Appalachian Soccer Stadium
- Interactive map of Appalachian Soccer Stadium
- Full name: Appalachian Soccer Stadium at the Ted Mackorell Soccer Complex
- Address: 574 Brookshire Rd Boone, North Carolina United States
- Owner: Appalachian State University
- Operator: Appalachian State Univ.
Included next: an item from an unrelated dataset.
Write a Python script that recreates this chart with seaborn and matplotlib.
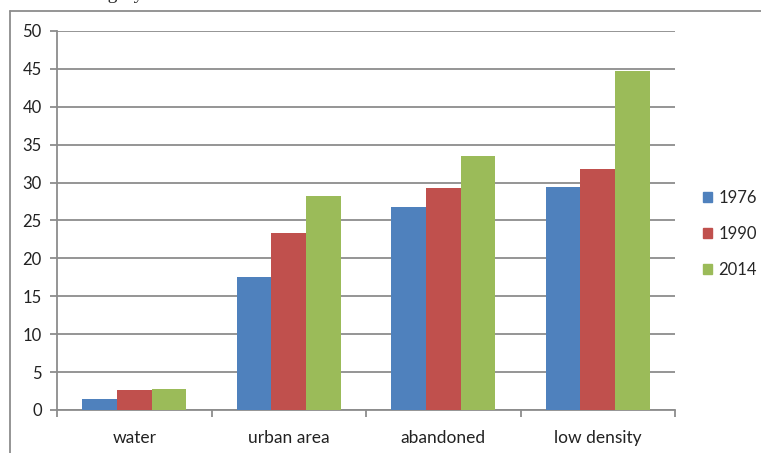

Athletics
- Type: Soccer-specific stadium
- Surface: FieldTurf

Construction
- Opened: 2008; 18 years ago

Tenants
- Appalachian State Mountaineers (NCAA) teams:; women's soccer (2008–present); men's soccer (2008–2020); Other teams:; Appalachian FC (USL2) (2021–present);

Website
- appstatesports.com/soccer-stadium

= ASU Soccer Stadium =

Soccer stadium in Boone, North Carolina, US

The Appalachian Soccer Stadium at the Ted Mackorell Soccer Complex is a soccer-specific stadium in Boone, North Carolina, and is home to the Appalachian State Mountaineers women's soccer team. The stadium, which is part of the Ted Mackorell Soccer Complex, opened for its first game in 2008 against the College of Charleston Cougars.

The stadium is a replacement for the old ASU Soccer Stadium, which was opened in 2005.

In June 2019, Field 2 had new turf installed at a cost of $411,000.